Los Caraco pasaron por Praga, Berlín, Viena y París siguiendo su particular diáspora. La expansión del nacionalsocialismo los empujó a abandonar Europa y establecerse en América Latina. Allí el joven Albert adoptó la nacionalidad uruguaya, que le asqueaba tanto como cualquier otra. Cuando acabó la guerra, la familia regresó a París y se instaló en el número 34 de la calle Jean Giraudoux, donde la muerte les fue visitando por turnos: primero la madre, después el padre y finalmente el hijo, que se mató a las pocas horas de que hubiera fallecido el segundo. A un exilio, Caraco añadió otro, interior, más profundo, y decidió retirarse del mundo. “Mi vida de muerto viviente transcurre en el corazón de esta ciudad, envuelto por la más escandalosa ignorancia y por la ceguera más sistemática –escribe en Ma confession-. […] Deseo, para descanso de mi conciencia, que las tinieblas que me rodean no se disipen nunca, espero que, habiendo subsistido en el desconocimiento, moriré ignorado por aquellos a los que desprecio”. Encerrado en su cuarto, Caraco decidió llevar la vida –es un decir- de un monje, pero de un monje guerrero que le ha declarado la guerra a la humanidad, al universo, a la existencia misma. “Un hombre que no está en su lugar y cuyo valor no ha hallado el empleo que merece socava el orden de este mundo, y el Espíritu necesita de tales socavadores. […] Nací descontento y vivo descontento; mi obra es mi venganza y estoy persuadido de que socavará el orden […] Todas las mañanas vuelvo al frente y me bato sin descanso hasta el anochecer: mis libros son mi guerra permanente”, declara en la misma obra.
La furia contra todo que inflama cada página de Ma confession, a veces adquiere sin embargo una tonalidad patética.
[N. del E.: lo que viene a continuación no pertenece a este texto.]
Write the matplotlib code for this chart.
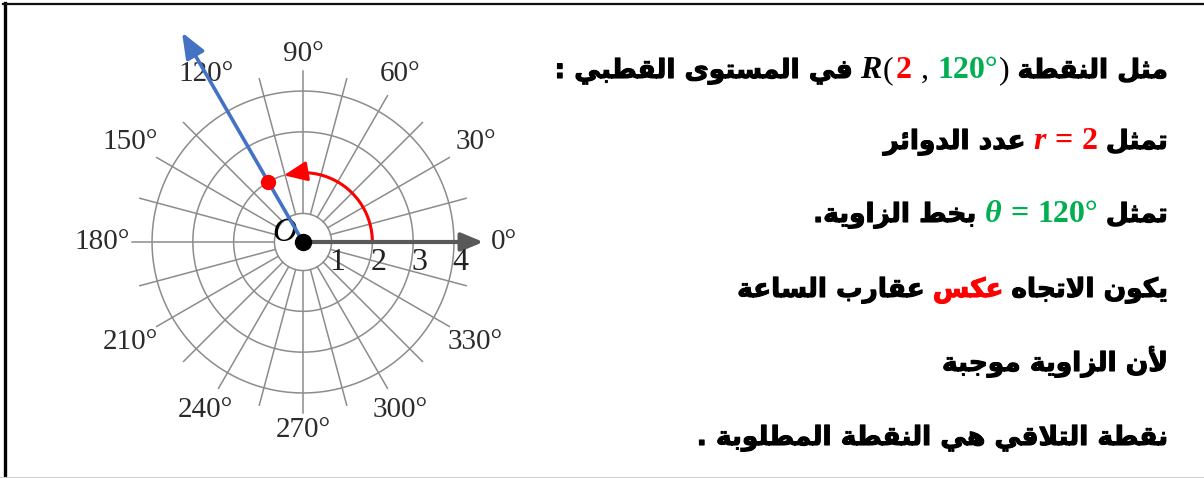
import matplotlib
matplotlib.use('Agg')
import matplotlib.pyplot as plt
import matplotlib.patheffects as pe
import numpy as np
from matplotlib.lines import Line2D

# ---- data ----
ring_r = [1, 2, 3, 4]
ring_labels = ['1', '2', '3', '4']
spoke_deg = list(range(0, 360, 15))
angle_deg = list(range(0, 360, 30))
angle_labels = [f'{a}°' for a in angle_deg]
point_r = 2
point_deg = 120

# colours
RED = '#FF0000'
GREEN = '#00B050'
BLACK = '#000000'
GRID = '#8c8c8c'

# text lines, segments in reading order (right to left), pieces inside a segment left to right
LINES = [
    [[('مثل النقطة', BLACK, 'ar')],
     [('R', BLACK, 'it'), ('(', BLACK, 'rm'), ('2', RED, 'bf'), (',', BLACK, 'rm'),
      ('120°', GREEN, 'bf'), (')', BLACK, 'rm')],
     [('في المستوى القطبي :', BLACK, 'ar')]],
    [[('تمثل', BLACK, 'ar')],
     [('r', RED, 'it'), ('=', RED, 'bf'), ('2', RED, 'bf')],
     [('عدد الدوائر', BLACK, 'ar')]],
    [[('تمثل', BLACK, 'ar')],
     [('θ', GREEN, 'it'), ('=', GREEN, 'bf'), ('120°', GREEN, 'bf')],
     [('بخط الزاوية.', BLACK, 'ar')]],
    [[('يكون الاتجاه', BLACK, 'ar')],
     [('عكس', RED, 'ar')],
     [('عقارب الساعة', BLACK, 'ar')]],
    [[('لأن الزاوية موجبة', BLACK, 'ar')]],
    [[('نقطة التلاقي هي النقطة المطلوبة .', BLACK, 'ar')]],
]
# small gaps (px) after pieces inside the math groups
GAPS = {'R': 1, '(': 2, '2': 9, ',': 9, '120°': 1, 'r': 9, 'θ': 9, '=': 9}

# ---- minimal arabic shaping (matplotlib has no complex text layout) ----
AR_FORMS = {
    'ء': (0xFE80, 1), 'آ': (0xFE81, 2), 'أ': (0xFE83, 2), 'ؤ': (0xFE85, 2),
    'إ': (0xFE87, 2), 'ئ': (0xFE89, 4), 'ا': (0xFE8D, 2), 'ب': (0xFE8F, 4),
    'ة': (0xFE93, 2), 'ت': (0xFE95, 4), 'ث': (0xFE99, 4), 'ج': (0xFE9D, 4),
    'ح': (0xFEA1, 4), 'خ': (0xFEA5, 4), 'د': (0xFEA9, 2), 'ذ': (0xFEAB, 2),
    'ر': (0xFEAD, 2), 'ز': (0xFEAF, 2), 'س': (0xFEB1, 4), 'ش': (0xFEB5, 4),
    'ص': (0xFEB9, 4), 'ض': (0xFEBD, 4), 'ط': (0xFEC1, 4), 'ظ': (0xFEC5, 4),
    'ع': (0xFEC9, 4), 'غ': (0xFECD, 4), 'ف': (0xFED1, 4), 'ق': (0xFED5, 4),
    'ك': (0xFED9, 4), 'ل': (0xFEDD, 4), 'م': (0xFEE1, 4), 'ن': (0xFEE5, 4),
    'ه': (0xFEE9, 4), 'و': (0xFEED, 2), 'ى': (0xFEEF, 2), 'ي': (0xFEF1, 4),
}
LAM_ALEF = {'آ': 0xFEF5, 'أ': 0xFEF7, 'إ': 0xFEF9, 'ا': 0xFEFB}


def shape_ar(s):
    out = []
    prev_joins = False
    i = 0
    while i < len(s):
        c = s[i]
        if c not in AR_FORMS:
            out.append(c)
            prev_joins = False
            i += 1
            continue
        nxt = s[i + 1] if i + 1 < len(s) else ''
        if c == 'ل' and nxt in LAM_ALEF:
            out.append(chr(LAM_ALEF[nxt] + (1 if prev_joins else 0)))
            prev_joins = False
            i += 2
            continue
        base, nf = AR_FORMS[c]
        next_join = nf == 4 and nxt in AR_FORMS and nxt != 'ء'
        if nf == 1:
            form = 0
        elif prev_joins and next_join:
            form = 3
        elif prev_joins:
            form = 1
        elif next_join:
            form = 2
        else:
            form = 0
        out.append(chr(base + form))
        prev_joins = nf == 4
        i += 1
    return ''.join(reversed(out))


# ---- figure ----
W, H = 1204, 478
fig = plt.figure(figsize=(W / 100, H / 100), dpi=100)
fig.patch.set_facecolor('white')

cx, cy = 303, 242          # pole position in pixels
R_MIN, R_MAX = 0.3, 5.4
k = 40.8                   # px per unit
half = (R_MAX - R_MIN) * k
ax = fig.add_axes([(cx - half) / W, (H - cy - half) / H, 2 * half / W, 2 * half / H],
                  projection='polar')
ax.set_ylim(R_MIN, R_MAX)
ax.axis('off')

theta = np.linspace(0, 2 * np.pi, 361)
for r in ring_r:
    ax.plot(theta, np.full_like(theta, r), color=GRID, lw=1.1, clip_on=False)

for d in spoke_deg:
    if d == 0:
        continue
    end = 4.49 if d % 90 == 0 else 4.44
    ax.plot([np.radians(d)] * 2, [ring_r[0], end], color=GRID, lw=1.1, clip_on=False)

# polar axis arrow
ax.annotate('', xy=(0, 4.72), xytext=(0, R_MIN), annotation_clip=False,
            arrowprops=dict(arrowstyle='-|>,head_length=0.6,head_width=0.25',
                            color='#595959', lw=3, mutation_scale=22,
                            shrinkA=0, shrinkB=0))

# terminal side of the angle
ax.annotate('', xy=(np.radians(point_deg), 6.23), xytext=(0, R_MIN), annotation_clip=False,
            arrowprops=dict(arrowstyle='-|>,head_length=0.7,head_width=0.28',
                            color='#4472C4', lw=2.6, mutation_scale=22,
                            shrinkA=0, shrinkB=0), zorder=4)

# counter-clockwise arc
arc_t = np.radians(np.linspace(0, 98, 100))
ax.plot(arc_t, np.full_like(arc_t, point_r), color=RED, lw=2.2, clip_on=False)
ax.annotate('', xy=(np.radians(106), point_r), xytext=(np.radians(94), point_r),
            annotation_clip=False,
            arrowprops=dict(arrowstyle='-|>,head_length=0.7,head_width=0.3',
                            color=RED, lw=2.2, mutation_scale=20,
                            shrinkA=0, shrinkB=0))

ax.plot(np.radians(point_deg), point_r, 'o', color=RED, ms=10, zorder=6, clip_on=False)
ax.plot(0, R_MIN, 'o', color=BLACK, ms=11.5, zorder=7, clip_on=False)
ax.annotate('O', xy=(0, R_MIN), xytext=(-13.5, 6.5), textcoords='offset points',
            ha='center', va='center', fontsize=24, style='italic',
            family='Liberation Serif', color=BLACK)

for r, lab in zip(ring_r, ring_labels):
    ax.annotate(lab, xy=(0, r), xytext=(4.3, -4.0), textcoords='offset points',
                ha='center', va='top', fontsize=23, family='Liberation Serif',
                color='#222222')

for a, lab in zip(angle_deg, angle_labels):
    r_px = 188 + 13 * abs(np.cos(np.radians(a)))
    ax.text(np.radians(a), R_MIN + r_px / k, lab, ha='center', va='center', fontsize=21,
            family='Liberation Serif', color='#2b2b2b', clip_on=False)

# ---- right-to-left text block ----
renderer = fig.canvas.get_renderer()
AR_FS = 19
MATH_FS = 23


def make_text(s, color, style):
    if style == 'ar':
        kw = dict(fontsize=AR_FS, family='DejaVu Sans', weight='bold',
                  path_effects=[pe.withStroke(linewidth=0.8, foreground=color)])
        s = shape_ar(s)
    else:
        kw = dict(fontsize=MATH_FS, family='Liberation Serif', weight='bold')
        if style == 'it':
            kw['style'] = 'italic'
        elif style == 'rm':
            kw['weight'] = 'normal'
    return fig.text(0, 0, s, color=color, ha='left', va='baseline', **kw)


baselines = [78, 149, 222, 297, 371, 445]
right_edge = 1168
word_gap = 0.3 * AR_FS * 100 / 72

for segs, yb in zip(LINES, baselines):
    cur = right_edge
    for seg in segs:
        texts = [(make_text(s, c, st), s) for s, c, st in seg]
        widths = [t.get_window_extent(renderer).width for t, _ in texts]
        gaps = [GAPS.get(s, 0) for _, s in texts[:-1]] + [0]
        total = sum(widths) + sum(gaps)
        x = cur - total
        for (t, _), w_, g in zip(texts, widths, gaps):
            t.set_position((x / W, 1 - yb / H))
            x += w_ + g
        cur = cur - total - word_gap

# frame
fig.add_artist(Line2D([4.5 / W, 4.5 / W], [0, 1 - 3 / H], color=BLACK, lw=2.4))
fig.add_artist(Line2D([3 / W, 1], [1 - 3.7 / H] * 2, color='#111111', lw=1.6))
fig.add_artist(Line2D([0, 1], [1 - 476.5 / H] * 2, color='#d0d0d0', lw=0.8))

fig.savefig('out.png', dpi=100)
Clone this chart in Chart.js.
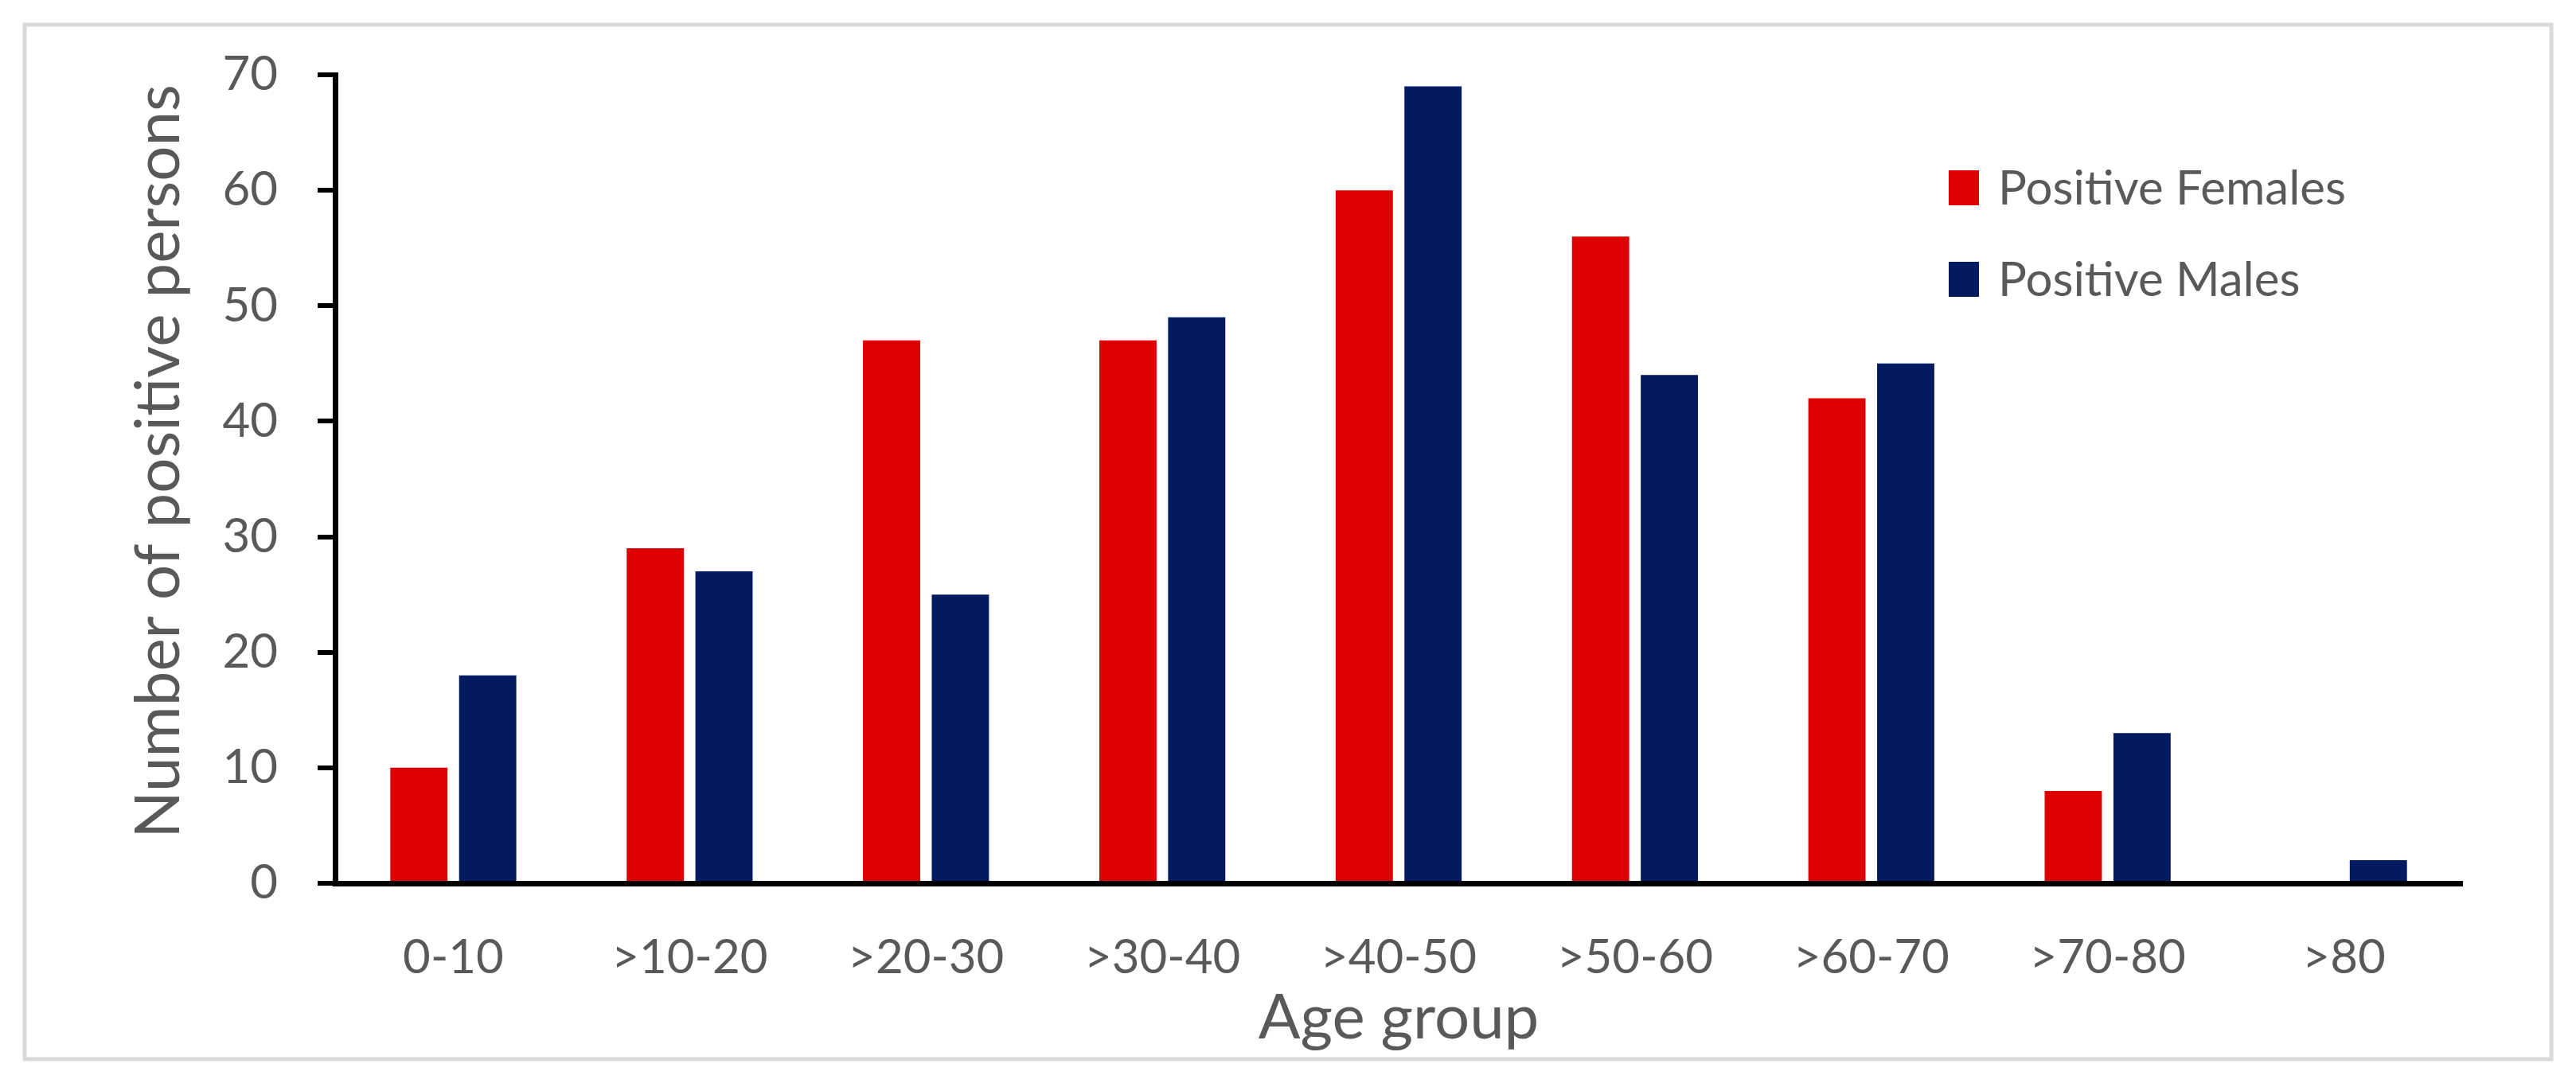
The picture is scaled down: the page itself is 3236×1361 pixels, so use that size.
<!DOCTYPE html>
<html>
<head>
<meta charset="utf-8">
<script src="https://cdn.jsdelivr.net/npm/chart.js@4/dist/chart.umd.min.js"></script>
<style>
  html, body { margin: 0; padding: 0; background: #ffffff; }
  #wrap { position: relative; width: 3236px; height: 1361px; }
  canvas { display: block; }
</style>
</head>
<body>
<div id="wrap"><canvas id="c" width="3236" height="1361"></canvas></div>
<script>
// ---- data ----
const categories = ['0-10', '>10-20', '>20-30', '>30-40', '>40-50', '>50-60', '>60-70', '>70-80', '>80'];
const positiveFemales = [10, 29, 47, 47, 60, 56, 42, 8, 0];
const positiveMales = [18, 27, 25, 49, 69, 44, 45, 13, 2];
const seriesLabels = ['Positive Females', 'Positive Males'];
const yAxisTitle = 'Number of positive persons';
const xAxisTitle = 'Age group';
const yMin = 0, yMax = 70, yStep = 10;

// ---- styles ----
const FONT = 'Lato';
const TEXT = '#595959';
const RED = '#DE0000';
const NAVY = '#021A5F';

const framePlugin = {
  id: 'frame',
  beforeDraw(chart) {
    const ctx = chart.ctx;
    ctx.save();
    ctx.fillStyle = '#ffffff';
    ctx.fillRect(0, 0, chart.width, chart.height);
    ctx.strokeStyle = '#d9d9d9';
    ctx.lineWidth = 5;
    ctx.strokeRect(31, 31, 3174, 1300);
    ctx.restore();
  }
};

const yTitlePlugin = {
  id: 'yTitle',
  afterDraw(chart, args, opts) {
    const ctx = chart.ctx;
    ctx.save();
    ctx.translate(opts.x, opts.y);
    ctx.rotate(-Math.PI / 2);
    ctx.font = opts.fontSize + 'px ' + FONT;
    ctx.fillStyle = TEXT;
    ctx.textAlign = 'center';
    ctx.textBaseline = 'middle';
    ctx.fillText(opts.text, 0, 0);
    ctx.restore();
  }
};

const legendPlugin = {
  id: 'insideLegend',
  afterDraw(chart, args, opts) {
    const ctx = chart.ctx;
    ctx.save();
    ctx.font = opts.fontSize + 'px ' + FONT;
    ctx.textBaseline = 'middle';
    ctx.textAlign = 'left';
    chart.data.datasets.forEach((ds, i) => {
      const cy = opts.top + i * opts.rowGap;
      ctx.fillStyle = ds.backgroundColor;
      ctx.fillRect(opts.left, cy - opts.boxH / 2, opts.boxW, opts.boxH);
      ctx.fillStyle = TEXT;
      ctx.fillText(ds.label, opts.left + opts.boxW + opts.gap, cy + 2);
    });
    ctx.restore();
  }
};

new Chart(document.getElementById('c'), {
  type: 'bar',
  data: {
    labels: categories,
    datasets: [
      { label: seriesLabels[0], data: positiveFemales, backgroundColor: RED,
        categoryPercentage: 0.582, barPercentage: 0.832 },
      { label: seriesLabels[1], data: positiveMales, backgroundColor: NAVY,
        categoryPercentage: 0.582, barPercentage: 0.832 }
    ]
  },
  options: {
    responsive: false,
    devicePixelRatio: 1,
    animation: false,
    layout: { padding: { left: 0, top: 94, right: 143, bottom: 0 } },
    plugins: {
      legend: { display: false },
      tooltip: { enabled: false },
      insideLegend: { left: 2448, top: 236, rowGap: 115, boxW: 38, boxH: 44, gap: 24, fontSize: 60 },
      yTitle: { text: yAxisTitle, x: 200, y: 580, fontSize: 78 }
    },
    scales: {
      x: {
        grid: { display: false, drawTicks: false },
        border: { display: true, color: '#000000', width: 7 },
        ticks: { color: TEXT, font: { family: FONT, size: 60 }, padding: 58, maxRotation: 0 },
        title: { display: true, text: xAxisTitle, color: TEXT, font: { family: FONT, size: 78 },
                 padding: { top: 0, bottom: 34 } },
        afterFit(s) { s.height = 251; }
      },
      y: {
        min: yMin, max: yMax,
        ticks: { stepSize: yStep, color: TEXT, font: { family: FONT, size: 60 }, padding: 50 },
        grid: { drawOnChartArea: false, drawTicks: true, tickLength: 22, color: '#000000', lineWidth: 6 },
        border: { display: true, color: '#000000', width: 7 },
        title: { display: false },
        afterFit(s) { s.width = 421; }
      }
    }
  },
  plugins: [framePlugin, legendPlugin, yTitlePlugin]
});
</script>
</body>
</html>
Caraco sabe que la suya es una gloria literaria póstuma. Los libros que lo mantienen vivo solo serán descubiertos una vez haya muerto. En el fondo, está librando una guerra que solo podrá vencer tras haber caído en el campo de batalla. “Soy el aborto de un hombre que podía actuar y no tuvo los medios para hacerlo –dice-, me extingo en mi cuarto, cuando había nacido para despertar a los otros, y si me destruyo, es porque me asfixio”. E impulsado por una lucidez –llamémosla- nietzscheana con respecto a sí mismo, confiesa: “No ignoro que en mi ascetismo [interprétese como retirada o exilio del mundo] intervienen varios motivos con los que la espiritualidad no tiene mucho que ver, de esos que uno no confiesa de buena gana y que siempre resultarán determinantes. Un primer motivo fue mi falta de precocidad […] El segundo obedecía a mi dependencia […] El tercero derivaba de mi situación, pues al ser extranjero, y esto en cualquier país que me hallara, no mantenía relaciones continuadas en el tiempo […] La privación que uno mismo se impone es una fuente de riquezas invisibles, permite […] despreciar serenamente a quienes se dejan vivir, y más todavía si en ello se pierden. Es un verdadero lujo poder -y de buena fe- desdeñar a nuestro prójimo […] Preferiría ser Satanás en su Infierno [en lugar de un padre de familia], allí mantendría un estilo”.